**GIVEN REQUEST:**
Leave out all pictures and return, exactly as written, the lines from the line containing "Clone this diagram in TikZ." to the line containing "(alpha) at (240,239)", both ends kept.

**RECORD SET:**
• • • • •

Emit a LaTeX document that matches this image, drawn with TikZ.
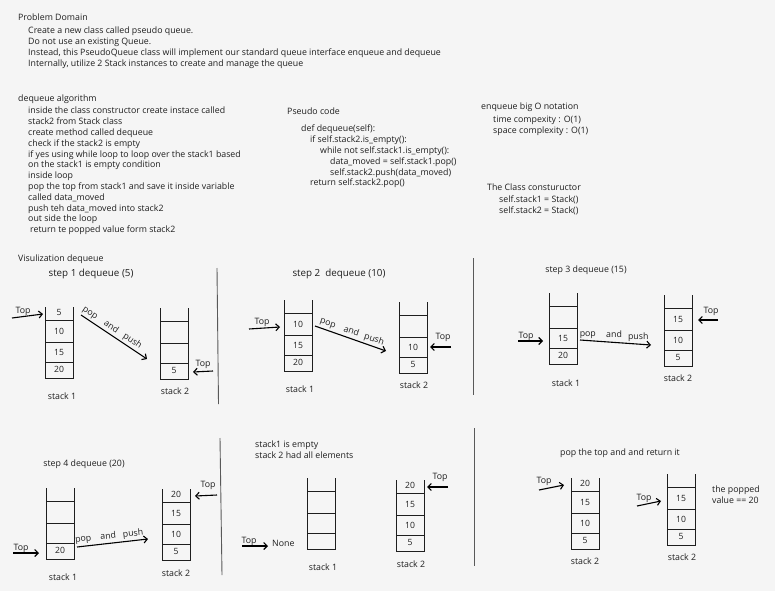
\documentclass[tikz,border=0pt]{standalone}
\usepackage{fontspec}
\setmainfont{Open Sans}
\usetikzlibrary{arrows.meta}
\definecolor{bg}{HTML}{F5F5F5}
\definecolor{ink}{HTML}{1E1E1E}
\tikzset{
  txt/.style={anchor=west, inner sep=0pt, text=ink, font=\fontsize{8.8}{10.8}\selectfont},
  block/.style={txt, anchor=north west, align=left},
  ttl/.style={inner sep=0pt, text=ink, font=\fontsize{9.8}{12}\selectfont},
  subttl/.style={inner sep=0pt, text=ink, font=\fontsize{8.8}{11}\selectfont},
  stackline/.style={draw=ink, line width=0.8pt},
  cell/.style={inner sep=0pt, text=ink, font=\fontsize{8.6}{10}\selectfont},
  toplab/.style={inner sep=0pt, text=ink, font=\fontsize{8.8}{10}\selectfont},
  word/.style={toplab, text height=6.5pt, text depth=2pt, above=2pt},
  arr/.style={-{Straight Barb[length=3.5pt,width=7pt]}, line width=1.1pt, black},
  divider/.style={draw=gray!70!black, line width=0.9pt},
}
\newcommand{\drawstack}[6]{%
  \begin{scope}[shift={(#2)}]
    \draw[stackline] (0,0) -- (0,71) -- (28,71) -- (28,0);
    \draw[stackline] (0,13) -- (28,13) (0,35) -- (28,35) (0,55) -- (28,55);
    \node[cell] (#1-1) at (14,5) {#3};
    \node[cell] (#1-2) at (14,24) {#4};
    \node[cell] (#1-3) at (14,45) {#5};
    \node[cell] (#1-4) at (14,62) {#6};
  \end{scope}}
\begin{document}
\begin{tikzpicture}[x=1pt, y=-1pt]
  \fill[bg] (0,0) rectangle (775,591);
  \useasboundingbox (0,0) rectangle (775,591);

  % text blocks
  \node[txt] (pd) at (18,17) {Problem Domain};
  \node[block] (pdtext) at (28,27) {Create a new class called pseudo queue.\\
    Do not use an existing Queue.\\
    Instead, this PseudoQueue class will implement our standard queue interface enqueue and dequeue\\
    Internally, utilize 2 Stack instances to create and manage the queue};

  \node[txt] (da) at (18,99) {dequeue algorithm};
  \node[block] (datext) at (28,107) {inside the class constructor create instace called\\
    stack2 from Stack class\\
    create method called dequeue\\
    check if the stack2 is empty\\
    if yes using while loop to loop over the stack1 based\\
    on the stack1 is empty condition\\
    inside loop\\
    pop the top from stack1 and save it inside variable\\
    called data\_moved\\
    push teh data\_moved into stack2\\
    out side the loop\\
    \hspace{2pt}return te popped value form stack2};

  \node[txt] (pc) at (287,111) {Pseudo code};
  \node[block] (pctext) at (301,125) {def dequeue(self):\\
    \hspace{9pt}if self.stack2.is\_empty():\\
    \hspace{19pt}while not self.stack1.is\_empty():\\
    \hspace{29pt}data\_moved = self.stack1.pop()\\
    \hspace{29pt}self.stack2.push(data\_moved)\\
    \hspace{9pt}return self.stack2.pop()};

  \node[txt] (bo) at (481,107) {enqueue big O notation};
  \node[block] (botext) at (493,116) {time compexity : O(1)\\
    space complexity : O(1)};
  \node[txt] (cc) at (487,187) {The Class constuructor};
  \node[block] (cctext) at (499,196) {self.stack1 = Stack()\\
    self.stack2 = Stack()};

  \node[txt] (vis) at (18,259) {Visulization dequeue};

  % dividers
  \draw[divider] (217,268) -- (218.5,404);
  \draw[divider] (220,438) -- (222,575);
  \draw[divider] (473,258) -- (473,395);
  \draw[divider] (474,428) -- (474,566);

  % step 1
  \node[ttl] (st1) at (91,274) {step 1 dequeue (5)};
  \drawstack{a1}{45,307}{5}{10}{15}{20}
  \drawstack{b1}{160,308}{}{}{}{5}
  \node[txt, anchor=center] (la1) at (62,396) {stack 1};
  \node[txt, anchor=center] (lb1) at (175,391) {stack 2};
  \node[toplab] (ta1) at (23,311) {Top};
  \coordinate (ta1s) at (12,318); \coordinate (ta1e) at (43,314);
  \draw[arr] (ta1s) -- (ta1e);
  \node[toplab] (tb1) at (203,364) {Top};
  \coordinate (tb1s) at (213,371); \coordinate (tb1e) at (193,372);
  \draw[arr] (tb1s) -- (tb1e);
  \coordinate (p1s) at (81,315); \coordinate (p1e) at (147,359);
  \draw[arr] (p1s) -- node[word, sloped, pos=0.08] (w1a) {pop}
    node[word, sloped, pos=0.4] (w1b) {and}
    node[word, sloped, pos=0.72] (w1c) {push} (p1e);

  % step 2
  \node[ttl] (st2) at (339,274) {step 2\ \ dequeue (10)};
  \drawstack{a2}{284,300}{}{10}{15}{20}
  \drawstack{b2}{399,302}{}{}{10}{5}
  \node[txt, anchor=center] (la2) at (300,389) {stack 1};
  \node[txt, anchor=center] (lb2) at (414,385) {stack 2};
  \node[toplab] (ta2) at (262,322) {Top};
  \coordinate (ta2s) at (249,329); \coordinate (ta2e) at (280,327);
  \draw[arr] (ta2s) -- (ta2e);
  \node[toplab] (tb2) at (443,337) {Top};
  \coordinate (tb2s) at (451,347); \coordinate (tb2e) at (430,347);
  \draw[arr] (tb2s) -- (tb2e);
  \coordinate (p2s) at (315,326); \coordinate (p2e) at (386,351);
  \draw[arr] (p2s) -- node[word, sloped, pos=0.15] (w2a) {pop}
    node[word, sloped, pos=0.48] (w2b) {and}
    node[word, sloped, pos=0.8] (w2c) {push} (p2e);

  % step 3
  \node[subttl] (st3) at (586,270) {step 3 dequeue (15)};
  \drawstack{a3}{549,293}{}{}{15}{20}
  \drawstack{b3}{664,295}{}{15}{10}{5}
  \node[txt, anchor=center] (la3) at (566,383) {stack 1};
  \node[txt, anchor=center] (lb3) at (678,378) {stack 2};
  \node[toplab] (ta3) at (526,336) {Top};
  \coordinate (ta3s) at (518,341); \coordinate (ta3e) at (543,341);
  \draw[arr] (ta3s) -- (ta3e);
  \node[toplab] (tb3) at (711,311) {Top};
  \coordinate (tb3s) at (718,320); \coordinate (tb3e) at (698,320);
  \draw[arr] (tb3s) -- (tb3e);
  \coordinate (p3s) at (580,340); \coordinate (p3e) at (651,345);
  \draw[arr] (p3s) -- node[word, pos=0.11] (w3a) {pop}
    node[word, pos=0.48] (w3b) {and}
    node[word, pos=0.82] (w3c) {push} (p3e);

  % step 4
  \node[subttl] (st4) at (84,464) {step 4 dequeue (20)};
  \drawstack{a4}{46,488}{}{}{}{20}
  \drawstack{b4}{162,489}{20}{15}{10}{5}
  \node[txt, anchor=center] (la4) at (63,577) {stack 1};
  \node[txt, anchor=center] (lb4) at (176,573) {stack 2};
  \node[toplab] (ta4) at (21,548) {Top};
  \coordinate (ta4s) at (13,553); \coordinate (ta4e) at (39,553);
  \draw[arr] (ta4s) -- (ta4e);
  \node[toplab] (tb4) at (208,485) {Top};
  \coordinate (tb4s) at (217,495); \coordinate (tb4e) at (195,496);
  \draw[arr] (tb4s) -- (tb4e);
  \coordinate (p4s) at (77,547); \coordinate (p4e) at (148,539);
  \draw[arr] (p4s) -- node[word, sloped, pos=0.1] (w4a) {pop}
    node[word, sloped, pos=0.45] (w4b) {and}
    node[word, sloped, pos=0.8] (w4c) {push} (p4e);

  % stack1 empty
  \node[block] (emp) at (255,441) {stack1 is empty\\ stack 2 had all elements};
  \drawstack{a5}{307,478}{}{}{}{}
  \drawstack{b5}{396,480}{20}{15}{10}{5}
  \node[txt, anchor=center] (la5) at (323,567) {stack 1};
  \node[txt, anchor=center] (lb5) at (411,564) {stack 2};
  \node[toplab] (ta5) at (249,541) {Top};
  \coordinate (ta5s) at (242,546); \coordinate (ta5e) at (268,546);
  \draw[arr] (ta5s) -- (ta5e);
  \node[txt] (none) at (272,543) {None};
  \node[toplab] (tb5) at (440,477) {Top};
  \coordinate (tb5s) at (448,487); \coordinate (tb5e) at (427,487);
  \draw[arr] (tb5s) -- (tb5e);

  % pop and return
  \node[txt, anchor=center] (st6) at (620,453) {pop the top and and return it};
  \drawstack{a6}{571,478}{20}{15}{10}{5}
  \drawstack{b6}{667,474}{}{15}{10}{5}
  \node[txt, anchor=center] (la6) at (585,561) {stack 2};
  \node[txt, anchor=center] (lb6) at (682,557) {stack 2};
  \node[toplab] (ta6) at (544,481) {Top};
  \coordinate (ta6s) at (539,490); \coordinate (ta6e) at (564,485);
  \draw[arr] (ta6s) -- (ta6e);
  \node[toplab] (tb6) at (644,498) {Top};
  \coordinate (tb6s) at (637,506); \coordinate (tb6e) at (661,501);
  \draw[arr] (tb6s) -- (tb6e);
  \node[block] (popped) at (712,486) {the popped\\ value == 20};
\end{tikzpicture}
\end{document}
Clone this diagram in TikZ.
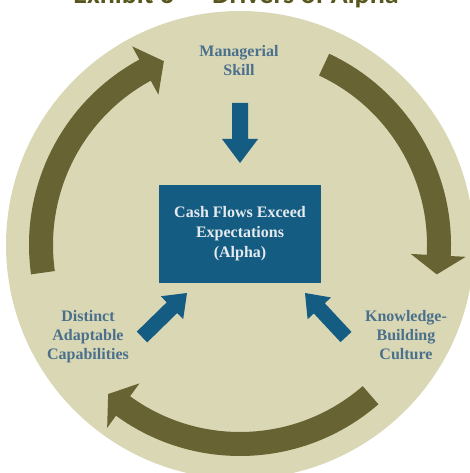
\documentclass[tikz,border=0pt]{standalone}
\usepackage{fontspec}
\setmainfont{Liberation Serif}
\newfontfamily\titlefont{Carlito}
\usetikzlibrary{calc}

\definecolor{disc}{RGB}{218,215,181}
\definecolor{cyclecol}{RGB}{104,99,50}
\definecolor{boxblue}{RGB}{21,92,130}
\definecolor{labelblue}{RGB}{74,112,140}
\definecolor{boxtext}{RGB}{228,234,238}
\definecolor{titleol}{RGB}{88,86,30}

% curved band arrow around (C): tail angle, head base angle, tip angle
\newcommand\cyclearrow[3]{%
  \fill[cyclecol, shift={(C)}]
    (#1:211) arc[start angle=#1, end angle=#2, radius=211]
    -- (#2:226) -- (#3:199) -- (#2:171) -- (#2:187)
    arc[start angle=#2, end angle=#1, radius=187] -- cycle;}

% straight block arrow: tail, tip, half shaft width, half head width, head length
\newcommand\blockarrow[5]{%
  \coordinate (ba-h) at ($(#2)!#5!(#1)$);
  \fill[boxblue]
    ($(#1)!#3!90:(#2)$) -- ($(ba-h)!#3!90:(#2)$) -- ($(ba-h)!#4!90:(#2)$)
    -- (#2)
    -- ($(ba-h)!#4!-90:(#2)$) -- ($(ba-h)!#3!-90:(#2)$) -- ($(#1)!#3!-90:(#2)$)
    -- cycle;}

\begin{document}
\begin{tikzpicture}[x=1pt,y=1pt,
  lbl/.style={font=\bfseries\fontsize{16}{19}\selectfont, text=labelblue,
    align=center, inner sep=0pt},
  centrebox/.style={fill=boxblue, text=boxtext, align=center, inner sep=0pt,
    minimum width=162pt, minimum height=98pt,
    font=\bfseries\fontsize{16}{20}\selectfont},
  titletext/.style={font=\titlefont\bfseries\fontsize{28}{30}\selectfont,
    text=titleol, inner sep=0pt}]
\useasboundingbox (0,0) rectangle (470,473);
\clip (0,0) rectangle (470,473);

% background disc
\coordinate (C) at (240,228);
\fill[disc] (C) circle[radius=234];

% heading
\node[titletext, anchor=base] (title) at (236,469) {Exhibit 3 — Drivers of Alpha};

% clockwise cycle of the three drivers
\cyclearrow{188}{118.5}{112.5}
\cyclearrow{65}{-3}{-8.5}
\cyclearrow{-49}{-126}{-131.5}

% drivers and outcome
\node[lbl] (mgr) at (239,412.5) {Managerial\\Skill};
\node[lbl] (dac) at (88,136) {Distinct\\Adaptable\\Capabilities};
\node[lbl] (kbc) at (406,137.5) {Knowledge-\\Building\\Culture};
\node[centrebox] (alpha) at (240,239) {Cash Flows Exceed\\Expectations\\(Alpha)};

% arrows into the outcome box
\coordinate (mgr-t) at (240,370);
\coordinate (mgr-h) at (240,310);
\coordinate (dac-t) at (142,136);
\coordinate (dac-h) at (187,180);
\coordinate (kbc-t) at (346,136);
\coordinate (kbc-h) at (305,180);
\blockarrow{mgr-t}{mgr-h}{8pt}{18pt}{24pt}
\blockarrow{dac-t}{dac-h}{7.5pt}{16pt}{21pt}
\blockarrow{kbc-t}{kbc-h}{7.5pt}{16pt}{21pt}
\end{tikzpicture}
\end{document}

• • • • •

**EXPECTED OUTPUT:**
Clone this diagram in TikZ.
\documentclass[tikz,border=0pt]{standalone}
\usepackage{fontspec}
\setmainfont{Liberation Serif}
\newfontfamily\titlefont{Carlito}
\usetikzlibrary{calc}

\definecolor{disc}{RGB}{218,215,181}
\definecolor{cyclecol}{RGB}{104,99,50}
\definecolor{boxblue}{RGB}{21,92,130}
\definecolor{labelblue}{RGB}{74,112,140}
\definecolor{boxtext}{RGB}{228,234,238}
\definecolor{titleol}{RGB}{88,86,30}

% curved band arrow around (C): tail angle, head base angle, tip angle
\newcommand\cyclearrow[3]{%
  \fill[cyclecol, shift={(C)}]
    (#1:211) arc[start angle=#1, end angle=#2, radius=211]
    -- (#2:226) -- (#3:199) -- (#2:171) -- (#2:187)
    arc[start angle=#2, end angle=#1, radius=187] -- cycle;}

% straight block arrow: tail, tip, half shaft width, half head width, head length
\newcommand\blockarrow[5]{%
  \coordinate (ba-h) at ($(#2)!#5!(#1)$);
  \fill[boxblue]
    ($(#1)!#3!90:(#2)$) -- ($(ba-h)!#3!90:(#2)$) -- ($(ba-h)!#4!90:(#2)$)
    -- (#2)
    -- ($(ba-h)!#4!-90:(#2)$) -- ($(ba-h)!#3!-90:(#2)$) -- ($(#1)!#3!-90:(#2)$)
    -- cycle;}

\begin{document}
\begin{tikzpicture}[x=1pt,y=1pt,
  lbl/.style={font=\bfseries\fontsize{16}{19}\selectfont, text=labelblue,
    align=center, inner sep=0pt},
  centrebox/.style={fill=boxblue, text=boxtext, align=center, inner sep=0pt,
    minimum width=162pt, minimum height=98pt,
    font=\bfseries\fontsize{16}{20}\selectfont},
  titletext/.style={font=\titlefont\bfseries\fontsize{28}{30}\selectfont,
    text=titleol, inner sep=0pt}]
\useasboundingbox (0,0) rectangle (470,473);
\clip (0,0) rectangle (470,473);

% background disc
\coordinate (C) at (240,228);
\fill[disc] (C) circle[radius=234];

% heading
\node[titletext, anchor=base] (title) at (236,469) {Exhibit 3 — Drivers of Alpha};

% clockwise cycle of the three drivers
\cyclearrow{188}{118.5}{112.5}
\cyclearrow{65}{-3}{-8.5}
\cyclearrow{-49}{-126}{-131.5}

% drivers and outcome
\node[lbl] (mgr) at (239,412.5) {Managerial\\Skill};
\node[lbl] (dac) at (88,136) {Distinct\\Adaptable\\Capabilities};
\node[lbl] (kbc) at (406,137.5) {Knowledge-\\Building\\Culture};
\node[centrebox] (alpha) at (240,239) {Cash Flows Exceed\\Expectations\\(Alpha)};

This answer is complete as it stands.